Henry Trapido-Rosenthal, president of the group, said, "It’s a wonderful communal occasion. It’s fundamentally optimistic," though Jews are directed in the Torah to remember their dramatic exodus in detail.
"What I like about the Seder, the telling of the story, is that we acknowledge we were slaves but we no longer have the slave mentality, Trapido-Rosenthal said. "We are very explicitly free."
"Seder" means "order" in Hebrew, as there are 15 steps described in the Haggadah book followed during the service, according to reformjudaism. org. Interspersed with prayers during the Seder are the reciting of psalms, two hand-washings, sampling of symbolic foods, eating dinner, and the drinking of wine four times — though one sip, not the whole glass, will do, Rosenthal said.
A central part of the service is having the youngest children present ask, "Why is this night different from any other night?," Lind said, noting the answer — because it remembers the origins of Passover.

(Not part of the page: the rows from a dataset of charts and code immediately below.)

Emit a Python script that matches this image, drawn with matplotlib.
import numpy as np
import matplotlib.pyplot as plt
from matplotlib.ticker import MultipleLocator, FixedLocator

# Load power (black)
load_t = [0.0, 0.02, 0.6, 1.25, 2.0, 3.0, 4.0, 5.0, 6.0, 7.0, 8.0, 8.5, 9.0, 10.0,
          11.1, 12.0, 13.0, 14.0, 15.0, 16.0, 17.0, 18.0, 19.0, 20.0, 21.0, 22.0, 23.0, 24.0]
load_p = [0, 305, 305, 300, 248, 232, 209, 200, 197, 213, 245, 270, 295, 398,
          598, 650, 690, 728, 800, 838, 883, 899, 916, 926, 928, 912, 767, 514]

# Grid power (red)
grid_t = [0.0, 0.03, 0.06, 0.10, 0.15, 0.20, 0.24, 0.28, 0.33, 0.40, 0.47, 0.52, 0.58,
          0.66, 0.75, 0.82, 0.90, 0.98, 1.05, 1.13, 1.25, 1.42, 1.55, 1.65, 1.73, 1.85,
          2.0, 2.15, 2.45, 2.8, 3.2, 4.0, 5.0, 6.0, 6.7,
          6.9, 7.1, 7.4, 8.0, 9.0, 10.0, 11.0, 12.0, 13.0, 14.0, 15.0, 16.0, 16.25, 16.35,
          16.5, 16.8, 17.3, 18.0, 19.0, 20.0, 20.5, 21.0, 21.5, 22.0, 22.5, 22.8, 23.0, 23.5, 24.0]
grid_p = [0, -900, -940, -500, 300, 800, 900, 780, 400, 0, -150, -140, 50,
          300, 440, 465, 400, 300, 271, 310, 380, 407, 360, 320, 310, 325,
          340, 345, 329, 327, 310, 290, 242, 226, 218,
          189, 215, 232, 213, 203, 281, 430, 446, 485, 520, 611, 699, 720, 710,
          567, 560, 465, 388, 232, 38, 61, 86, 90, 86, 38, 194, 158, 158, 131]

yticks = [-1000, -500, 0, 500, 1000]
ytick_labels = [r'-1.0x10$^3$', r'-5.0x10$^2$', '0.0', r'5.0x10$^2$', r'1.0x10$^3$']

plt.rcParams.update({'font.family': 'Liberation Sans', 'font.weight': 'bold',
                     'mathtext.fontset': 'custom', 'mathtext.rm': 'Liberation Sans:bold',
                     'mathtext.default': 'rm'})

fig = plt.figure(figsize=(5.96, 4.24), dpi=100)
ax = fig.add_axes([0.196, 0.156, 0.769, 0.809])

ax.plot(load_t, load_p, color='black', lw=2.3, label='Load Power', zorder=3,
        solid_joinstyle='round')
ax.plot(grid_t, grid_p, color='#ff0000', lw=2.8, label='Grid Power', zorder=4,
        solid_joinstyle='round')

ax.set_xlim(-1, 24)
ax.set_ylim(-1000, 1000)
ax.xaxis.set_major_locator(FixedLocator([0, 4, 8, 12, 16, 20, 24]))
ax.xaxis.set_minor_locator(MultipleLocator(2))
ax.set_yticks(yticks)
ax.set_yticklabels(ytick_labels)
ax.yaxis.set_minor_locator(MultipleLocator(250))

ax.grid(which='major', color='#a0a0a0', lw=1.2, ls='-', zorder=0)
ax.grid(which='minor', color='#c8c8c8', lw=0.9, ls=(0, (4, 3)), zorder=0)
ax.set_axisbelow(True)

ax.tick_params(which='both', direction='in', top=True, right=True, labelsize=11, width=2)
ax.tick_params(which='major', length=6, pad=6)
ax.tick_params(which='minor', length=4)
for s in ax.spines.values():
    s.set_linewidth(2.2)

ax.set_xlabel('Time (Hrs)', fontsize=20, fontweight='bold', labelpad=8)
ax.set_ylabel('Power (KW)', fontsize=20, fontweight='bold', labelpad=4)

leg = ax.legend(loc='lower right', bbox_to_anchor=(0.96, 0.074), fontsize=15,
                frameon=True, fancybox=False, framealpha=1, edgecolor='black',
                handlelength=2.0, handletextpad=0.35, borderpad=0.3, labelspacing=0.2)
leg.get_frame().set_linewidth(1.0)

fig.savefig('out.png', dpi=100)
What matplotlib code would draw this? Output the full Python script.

Israelite history is on display with these ceremonial foods:
» a green vegetable (symbolizing spring) dipped in salted water (for tears shed during slavery);
» matzo, a crackerlike bread without leaven, commemorating the night there was no time to allow the bread to rise before the Jews’ escape;
» a bitter herb, like horseradish, to denote the bitterness of slavery;
» charoset, often a combination of chopped apples, nuts, wine and cinnamon, to resemble mortar that Jewish slaves used to make bricks;
» a roasted egg, a symbol of mourning for the destroyed Jewish temple; and
» shank bone of a lamb, calling to mind the blood of a slaughtered lamb used to mark the door frames of Jews so their firstborn would be protected from a plague of death.
Only the lamb shank is not usually sampled, Rosenthal said. Still, its presence is important to the storytelling. Rosenthal, Lind and Goldman admitted to using the same lamb bone, stored in their home freezers, for the past decade or so for their family Seders. Laughing, they explained that lamb shanks, especially kosher ones, are hard to find in Hawaii with its small Jewish population.
Lind added, "One year we thought we lost it (the bone), and it was like we lost our best friend. We thought, what are we going to do without it?"
The matzo bread consists of three separate parts. The middle piece, called the afikoman, is the last food eaten at the service. This piece is hidden for children to find to keep them involved in the Seder. "Until they find it, the service can’t end," Rosenthal said.
The meal eaten at a Seder service can be a regular dinner — without any leavening, shellfish or pork — which usually includes a few tastes of the ceremonial items, he said.
Goldman is in charge of acquiring a Torah for the Oahu Jewish Ohana, "the biggest deal" for a new congregation, Rosenthal said. "It’s expensive and hard to get … and it gives us gravitas."
A Torah is a long scroll handmade of sheepskin on which the five books of the Old Testament are inscribed by hand, said Goldman, who is looking at a restored scroll on which every letter has been inspected. It was written before World War II and costs about $20,000.
"I like the idea of it being a used one because of the continuity" of its history," Goldman said.
The cost for the event is $65 for members and $75 for nonmembers. The last day for reservations is April 9.